Listing ::

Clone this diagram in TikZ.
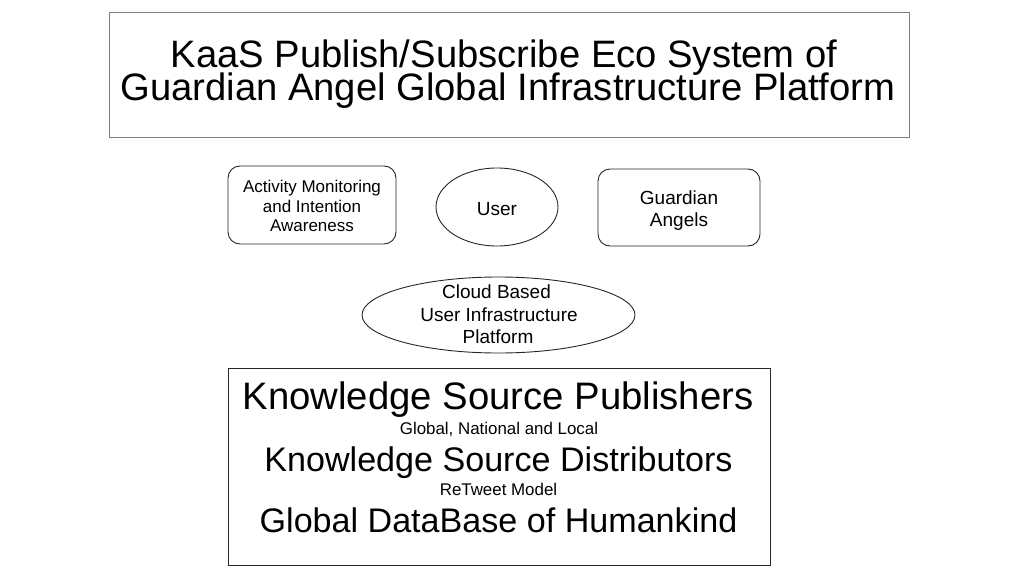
\documentclass[tikz,border=0pt]{standalone}
\usepackage{fontspec}
\setmainfont{Liberation Sans}
\usetikzlibrary{shapes.geometric}
\begin{document}
\begin{tikzpicture}[x=1pt,y=-1pt,
  shapeline/.style={draw=black!85,line width=0.9pt,inner sep=0pt},
  boxshape/.style={shapeline,rectangle,rounded corners=12pt},
  ellshape/.style={shapeline,ellipse},
  txt/.style={inner sep=0pt,anchor=base,text=black},
  bigfont/.style={font=\fontsize{38.2}{33}\selectfont},
  midfont/.style={font=\fontsize{34.1}{40}\selectfont},
  smallfont/.style={font=\fontsize{16.9}{20}\selectfont},
  labfont/.style={font=\fontsize{19}{23}\selectfont}]
\useasboundingbox (0,0) rectangle (1024,575);
% title
\node[draw=black!50,line width=0.9pt,rectangle,minimum width=800pt,minimum height=125pt] (title) at (509,74.5) {};
\node[txt,bigfont] (title1) at (504,67.7) {KaaS Publish/Subscribe Eco System of};
\node[txt,bigfont] (title2) at (508,100) {Guardian Angel Global Infrastructure Platform};
% middle row
\node[boxshape,minimum width=168pt,minimum height=78pt] (act) at (312,205) {};
\node[txt,font=\fontsize{17}{20}\selectfont] (act1) at (312,192.3) {Activity Monitoring};
\node[txt,font=\fontsize{17}{20}\selectfont] (act2) at (312,212.2) {and Intention};
\node[txt,font=\fontsize{17}{20}\selectfont] (act3) at (312,231.8) {Awareness};
\node[ellshape,minimum width=122pt,minimum height=78pt] (user) at (497,207) {};
\node[txt,labfont] (usertxt) at (497,215) {User};
\node[boxshape,minimum width=162pt,minimum height=77pt] (ga) at (679,207.5) {};
\node[txt,labfont] (ga1) at (679,204) {Guardian};
\node[txt,labfont] (ga2) at (679,226.7) {Angels};
\node[ellshape,minimum width=273pt,minimum height=76pt] (cloud) at (498.5,315) {};
\node[txt,labfont] (cloud1) at (496.5,298.3) {Cloud Based};
\node[txt,labfont] (cloud2) at (499,321.3) {User Infrastructure};
\node[txt,labfont] (cloud3) at (498,343.5) {Platform};
% bottom box
\node[shapeline,rectangle,minimum width=542pt,minimum height=197pt] (ks) at (499,466.5) {};
\node[txt,font=\fontsize{38.3}{40}\selectfont] (pub) at (498,409.3) {Knowledge Source Publishers};
\node[txt,smallfont] (glob) at (499,434) {Global, National and Local};
\node[txt,midfont] (dist) at (498.5,471) {Knowledge Source Distributors};
\node[txt,smallfont] (rt) at (498.5,495.7) {ReTweet Model};
\node[txt,midfont] (gdb) at (498.5,532.3) {Global DataBase of Humankind};
\end{tikzpicture}
\end{document}
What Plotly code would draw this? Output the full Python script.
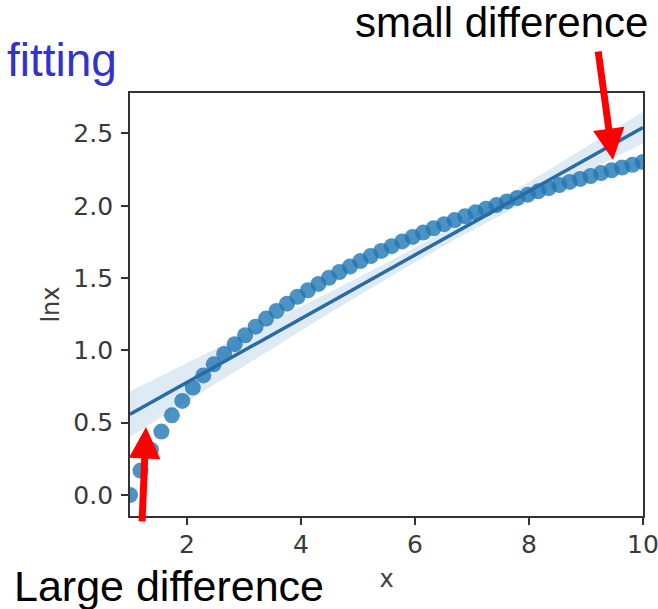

Objective :: Transcribe every record above exactly, leaving out the pictures.

Task solution ::
Clone this diagram in TikZ.
\documentclass[tikz,border=0pt]{standalone}
\usepackage{fontspec}
\setmainfont{Liberation Sans}
\usetikzlibrary{shapes.geometric}
\begin{document}
\begin{tikzpicture}[x=1pt,y=-1pt,
  shapeline/.style={draw=black!85,line width=0.9pt,inner sep=0pt},
  boxshape/.style={shapeline,rectangle,rounded corners=12pt},
  ellshape/.style={shapeline,ellipse},
  txt/.style={inner sep=0pt,anchor=base,text=black},
  bigfont/.style={font=\fontsize{38.2}{33}\selectfont},
  midfont/.style={font=\fontsize{34.1}{40}\selectfont},
  smallfont/.style={font=\fontsize{16.9}{20}\selectfont},
  labfont/.style={font=\fontsize{19}{23}\selectfont}]
\useasboundingbox (0,0) rectangle (1024,575);
% title
\node[draw=black!50,line width=0.9pt,rectangle,minimum width=800pt,minimum height=125pt] (title) at (509,74.5) {};
\node[txt,bigfont] (title1) at (504,67.7) {KaaS Publish/Subscribe Eco System of};
\node[txt,bigfont] (title2) at (508,100) {Guardian Angel Global Infrastructure Platform};
% middle row
\node[boxshape,minimum width=168pt,minimum height=78pt] (act) at (312,205) {};
\node[txt,font=\fontsize{17}{20}\selectfont] (act1) at (312,192.3) {Activity Monitoring};
\node[txt,font=\fontsize{17}{20}\selectfont] (act2) at (312,212.2) {and Intention};
\node[txt,font=\fontsize{17}{20}\selectfont] (act3) at (312,231.8) {Awareness};
\node[ellshape,minimum width=122pt,minimum height=78pt] (user) at (497,207) {};
\node[txt,labfont] (usertxt) at (497,215) {User};
\node[boxshape,minimum width=162pt,minimum height=77pt] (ga) at (679,207.5) {};
\node[txt,labfont] (ga1) at (679,204) {Guardian};
\node[txt,labfont] (ga2) at (679,226.7) {Angels};
\node[ellshape,minimum width=273pt,minimum height=76pt] (cloud) at (498.5,315) {};
\node[txt,labfont] (cloud1) at (496.5,298.3) {Cloud Based};
\node[txt,labfont] (cloud2) at (499,321.3) {User Infrastructure};
\node[txt,labfont] (cloud3) at (498,343.5) {Platform};
% bottom box
\node[shapeline,rectangle,minimum width=542pt,minimum height=197pt] (ks) at (499,466.5) {};
\node[txt,font=\fontsize{38.3}{40}\selectfont] (pub) at (498,409.3) {Knowledge Source Publishers};
\node[txt,smallfont] (glob) at (499,434) {Global, National and Local};
\node[txt,midfont] (dist) at (498.5,471) {Knowledge Source Distributors};
\node[txt,smallfont] (rt) at (498.5,495.7) {ReTweet Model};
\node[txt,midfont] (gdb) at (498.5,532.3) {Global DataBase of Humankind};
\end{tikzpicture}
\end{document}
What Plotly code would draw this? Output the full Python script.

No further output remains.